Algo sucedió en 1984.
Mis padres me regalaron mi primer ordenador. Me debatía entre invertir mis ahorros de 10000 ptas en una bicicleta de carreras o un ordenador. Fue una de mis primeras decisiones importantes en la vida. Mis padres me financiaron la diferencia. Con la excusa de que serviría para mejorar mi inglés, se dejaron convencer. El Spectrum, tan mágico entonces y tan obsoleto hoy día, pasó a ocupar mis tardes de viernes y fines de semana. Cada juego tardaba diez minutos en cargarse, pero no importaba. La espera siempre merecía la pena. En casa se reunían vecinos, primos, que contemplaban maravillados el inicio de una nueva era. Se habían acabado los juegos de palitos de Atari y los juegos reunidos Geyper. Aparecía una pequeña máquina de color negro con unos gráficos limitados a los que le añadíamos nuestra imaginación infinita.

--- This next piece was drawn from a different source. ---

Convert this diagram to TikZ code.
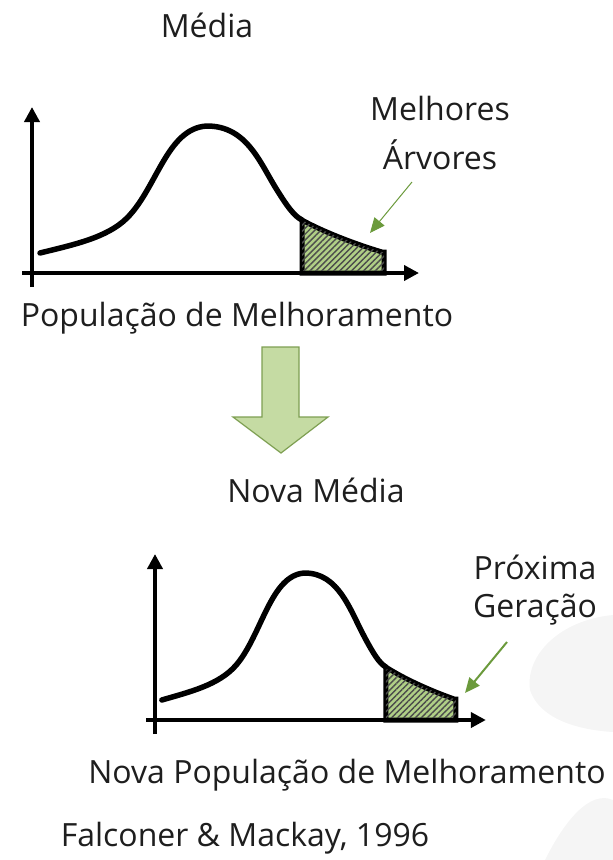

Su memoria era tan precaria, que tenía la misma capacidad que la que ocupa la imagen que ilustra estas palabras (48k). Si lograbas una puntuación elevada, te dejaba introducir tu nombre. Sólo siete dígitos para encumbrarte en el lábil y fugaz Salón de la Fama, que volvía a borrarse cuando tenías que apagarlo, recoger todo y guardarlo hasta el fin de semana siguiente, en su caja.
Ahí surgió mi nombre cibernético, casi de casualidad, y en merecido homenaje, cuando apareció el PC, internet y los correos electrónicos, ya sabía cuál iba a ser mi nombre.